Fracking has made the United States one of the leading producers of oil and natural gas on earth. We don’t need access to Middle Eastern product. We have enough here (with our neighbors in Canada and Mexico). “Fracking is the process of drilling down into the earth before a high-pressure water mixture is directed at the rock to release the gas [and oil] inside.
“Water, sand and chemicals are injected into the rock at high pressure which allows the gas [and oil] to flow out to the head of the well… The process can be carried out vertically or, more commonly, by drilling horizontally to the rock layer and can create new pathways to release gas [or oil] or can be used to extend existing channels.” BBC, December 16, 2015.
But there are side effects… really nasty side effects, as heavy fracking states like Oklahoma and Kansas have discovered. Seismic activity in Oklahoma has increased one hundred-fold in recent years, with up to 12% of the fracking-induced shakers capable of inflicting significant damage. Put another way, Oklahoma now rivals California as a state where earthquakes can cause measurable damage. The pressure from injected water lubricates and pushes open underground fissures accordingly. Not to mention the devastation that comes with having to deal with the waste-water from the process.
“In an assessment released by the United States Geological Survey [on March 28th], experts said the chance of a destructive temblor in the next year is as great in parts of north-central Oklahoma and southern Kansas — where oil-and-gas operations have set off man-made quakes for about five years — as it is in the shakiest parts of quake-prone California.
“The warning came in the agency’s map of earthquake risks, a document that for the first time included the prospects for human-caused quakes… ‘By including human-induced events, our assessment of earthquake hazards has significantly increased in parts of the U.S.,’ Mark Petersen, the chief of the agency’s Natural Seismic Hazard Mapping Project, said in a news release.
“Four other states where waste disposal has led to human-induced quakes — Texas, Colorado, New Mexico and Arkansas — face considerably smaller risks of damaging tremors, the agency said. About seven million people live in the areas at risk of a human-induced earthquake, most of them in Oklahoma and Texas.
“Over the last 15 years, those states have experienced an explosion in oil and gas production, which releases huge amounts of toxic wastewater. That wastewater is disposed of by re-injecting it into the ground, into rock formations thousands of feet below the surface, increasing the pressure on existing subterranean faults, and causing them to slip and produce tremors.
“Along with the economic boom from oil and gas exploration, Oklahoma has experienced a rising number of earthquakes.
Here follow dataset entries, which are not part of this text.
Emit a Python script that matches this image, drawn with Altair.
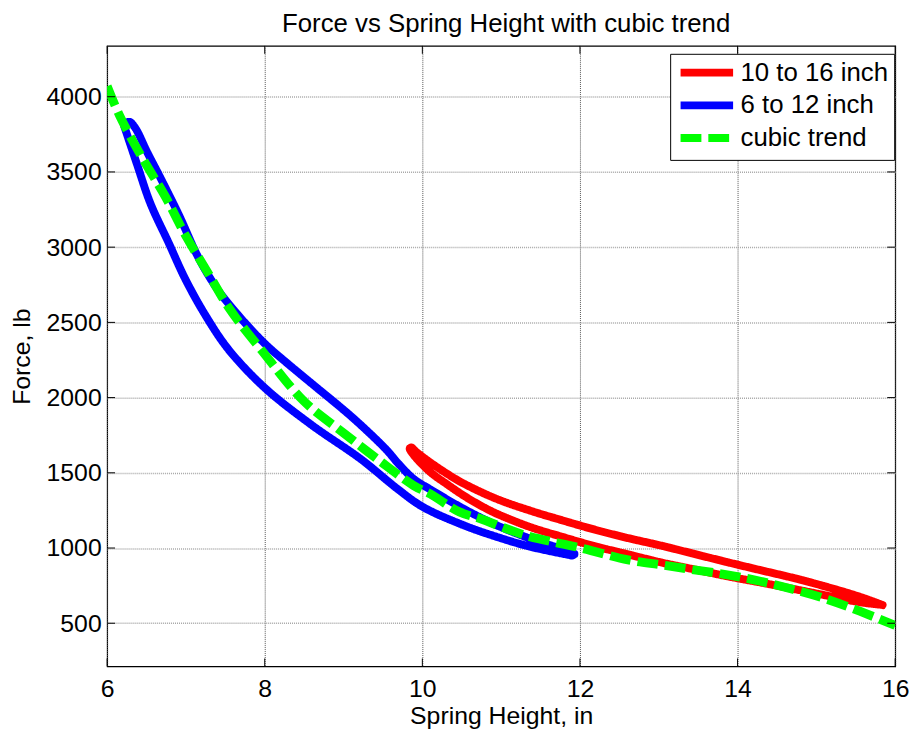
import altair as alt
import pandas as pd

# ---- data ----
chart_title = "Force vs Spring Height with cubic trend"
series_names = ["10 to 16 inch", "6 to 12 inch", "cubic trend"]
series_colors = ["#ff0000", "#0000ff", "#00ff00"]

red_x = [15.84, 15.55, 15.13, 14.71, 14.29, 13.87, 13.45, 13.03, 12.61, 12.19, 11.77, 11.36,
         10.94, 10.52, 10.31, 10.10, 9.92, 9.86, 9.84,
         9.88, 10.10, 10.31, 10.52, 10.73, 10.94, 11.36, 11.77, 12.19, 12.61, 13.03, 13.45,
         13.87, 14.29, 14.71, 15.13, 15.55, 15.82]
red_y = [621, 676, 742, 801, 853, 906, 961, 1016, 1066, 1122, 1185, 1250,
         1327, 1430, 1495, 1569, 1640, 1668, 1662,
         1625, 1505, 1425, 1350, 1285, 1229, 1141, 1075, 1012, 958, 904, 858,
         812, 771, 728, 684, 640, 623]

blue_x = [6.22, 6.25, 6.29, 6.34, 6.39, 6.50, 6.66, 6.91, 7.16, 7.40, 7.66, 8.00, 8.30, 8.59,
          9.13, 9.55, 9.68, 9.89, 10.10, 10.52, 10.94, 11.36, 11.86, 11.93, 11.90,
          11.86, 11.36, 10.94, 10.52, 10.00, 9.68, 9.22, 8.59, 8.00, 7.54, 7.25, 6.99,
          6.78, 6.55, 6.38, 6.22]
blue_y = [3800, 3828, 3832, 3805, 3763, 3640, 3478, 3215, 2929, 2720, 2550, 2359, 2222, 2096,
          1860, 1650, 1570, 1459, 1390, 1262, 1152, 1064, 977, 960, 950,
          954, 1010, 1075, 1152, 1275, 1395, 1591, 1820, 2065, 2320, 2545, 2790,
          3030, 3290, 3550, 3800]

trend_x = [6.00, 6.16, 6.45, 6.74, 6.99, 7.29, 7.56, 7.96, 8.50, 9.00, 9.43, 9.89, 10.10,
           10.47, 10.73, 11.30, 12.03, 12.61, 13.03, 13.45, 13.87, 14.29, 14.71, 15.13,
           15.55, 16.00]
trend_y = [4070, 3873, 3590, 3335, 3083, 2820, 2585, 2315, 1975, 1765, 1591, 1415, 1360,
           1240, 1196, 1086, 998, 921, 888, 855, 822, 779, 724, 660,
           580, 485]

x_ticks = [6, 8, 10, 12, 14, 16]
y_ticks = [500, 1000, 1500, 2000, 2500, 3000, 3500, 4000]

# ---- table ----
rows = []
for name, xs_, ys_ in zip(series_names, [red_x, blue_x, trend_x], [red_y, blue_y, trend_y]):
    for i, (a, b) in enumerate(zip(xs_, ys_)):
        rows.append({"series": name, "h": a, "f": b, "i": i})
df = pd.DataFrame(rows)
xt = pd.DataFrame({"h": x_ticks})
yt = pd.DataFrame({"f": y_ticks})
tt = pd.DataFrame({"t": [chart_title]})

W, H = 795, 626
FONT = "Liberation Sans"

xscale = alt.Scale(domain=[6, 16], nice=False, zero=False)
yscale = alt.Scale(domain=[213, 4338], nice=False, zero=False)

xaxis = alt.Axis(values=x_ticks, title="Spring Height, in", grid=True, ticks=False, domain=False,
                 labelFontSize=25, labelPadding=10, titleFontSize=25, titleFontWeight="normal",
                 titleY=58, titleBaseline="alphabetic", format="d", labelFlush=False)
yaxis = alt.Axis(values=y_ticks, title="Force, lb", grid=True, ticks=False, domain=False,
                 labelFontSize=25, labelPadding=6, titleFontSize=25, titleFontWeight="normal",
                 titleAngle=270, titleX=-78, titleY=H / 2, titleAlign="center",
                 titleBaseline="alphabetic", format="d", labelFlush=False)

X = alt.X("h:Q", scale=xscale, axis=xaxis)
Y = alt.Y("f:Q", scale=yscale, axis=yaxis)

leg = alt.Legend(title=None, orient="none", legendX=568, legendY=8,
                 symbolType="M-3,0L3,0", symbolSize=312, symbolStrokeWidth=8,
                 labelFontSize=26, labelFont=FONT, labelColor="black",
                 strokeColor="black", fillColor="white", padding=6, rowPadding=1,
                 symbolOffset=18, labelOffset=21)

color = alt.Color("series:N", scale=alt.Scale(domain=series_names, range=series_colors), legend=leg)
dash = alt.StrokeDash("series:N",
                      scale=alt.Scale(domain=series_names, range=[[1, 0], [1, 0], [21, 7]]),
                      legend=None)

base = alt.Chart(df)

def line_layer(name, cap, width):
    return base.transform_filter(alt.datum.series == name).mark_line(
        strokeWidth=width, strokeCap=cap, strokeJoin="round", clip=True,
        interpolate="catmull-rom"
    ).encode(x=X, y=Y, color=color, strokeDash=dash, order="i:Q")

red = line_layer(series_names[0], "round", 8)
blue = line_layer(series_names[1], "round", 8)
green = line_layer(series_names[2], "butt", 9)

tick_len = 8
xt_bottom = alt.Chart(xt).mark_rule(color="black", strokeWidth=1).encode(
    x=X, y=alt.value(H), y2=alt.value(H - tick_len))
xt_top = alt.Chart(xt).mark_rule(color="black", strokeWidth=1).encode(
    x=X, y=alt.value(0), y2=alt.value(tick_len))
yt_left = alt.Chart(yt).mark_rule(color="black", strokeWidth=1).encode(
    y=Y, x=alt.value(0), x2=alt.value(tick_len))
yt_right = alt.Chart(yt).mark_rule(color="black", strokeWidth=1).encode(
    y=Y, x=alt.value(W - tick_len), x2=alt.value(W))

title_mark = alt.Chart(tt).mark_text(
    font=FONT, fontSize=26, color="black", align="center", baseline="alphabetic"
).encode(text="t:N", x=alt.value(W / 2 + 5), y=alt.value(-14))

chart = alt.layer(red, blue, green, xt_bottom, xt_top, yt_left, yt_right, title_mark).properties(
    width=W, height=H,
    autosize=alt.AutoSizeParams(type="none"),
    padding={"left": 100, "top": 35, "right": 20, "bottom": 69},
    background="white",
).configure_view(stroke="black", strokeWidth=1.2).configure_axis(
    labelFont=FONT, titleFont=FONT, labelColor="black", titleColor="black",
    gridDash=[1, 1], gridWidth=1
).configure_axisX(gridColor="#555555").configure_axisY(gridColor="#a8a8a8", gridWidth=1.5)

chart.save("out.html", embed_options={"renderer": "svg", "actions": False})
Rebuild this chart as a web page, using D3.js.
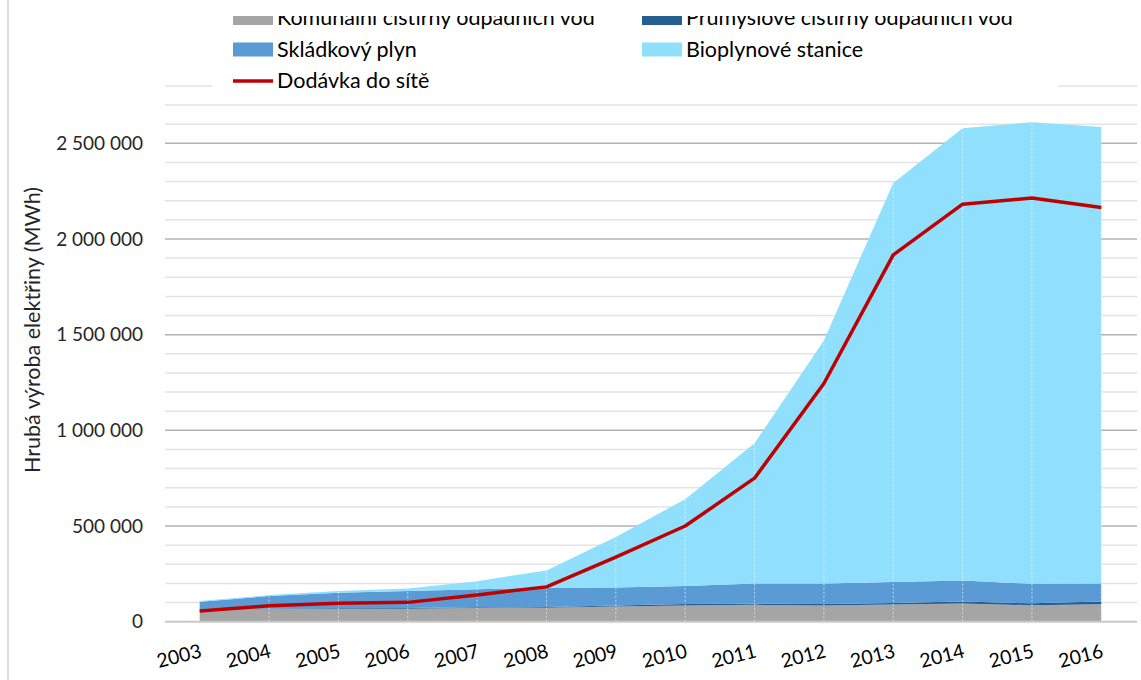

In an average year, Oklahoma has historically had fewer than two quakes of magnitude 3 or greater — roughly the level at which a tremor can be felt. Kansas has had even fewer such shocks. But last year, Oklahoma recorded 907 quakes at magnitude 3 and above, and Kansas registered 54.
“Oklahoma now ranks behind only Alaska in earthquake frequency, followed by California… Three of the quakes this year, measured at magnitudes of 4.7, 4.8 and 5.1, were among the largest in Oklahoma’s history.
“Including Oklahoma and southern Kansas on the map reinforces what the Geological Survey’s scientists have said for some time: The huge number of small, human-caused quakes in the two states may have set the stage for a larger, more destructive one.” New York Times, March 28th.
Right now the price of oil is low enough for a number of high-cost fracking sites to shut down and even declare bankruptcy… but others are rolling merrily along. When the price of oil returns to its high cost trajectory in a few years, we can expect the fracking to escalate. But exactly who pays for the damage from the temblors that result? And which fracker is responsible for which quake? Can we really accept the growth from such oil extraction techniques without assigning a very specific number to the damage they cause? How about the inevitable injuries and perhaps fatalities.
I’m Peter Dekom, and we really do not measure economic growth in this country remotely accurately… we just ignore the hard dollar costs that are not clearly directly linked to each event.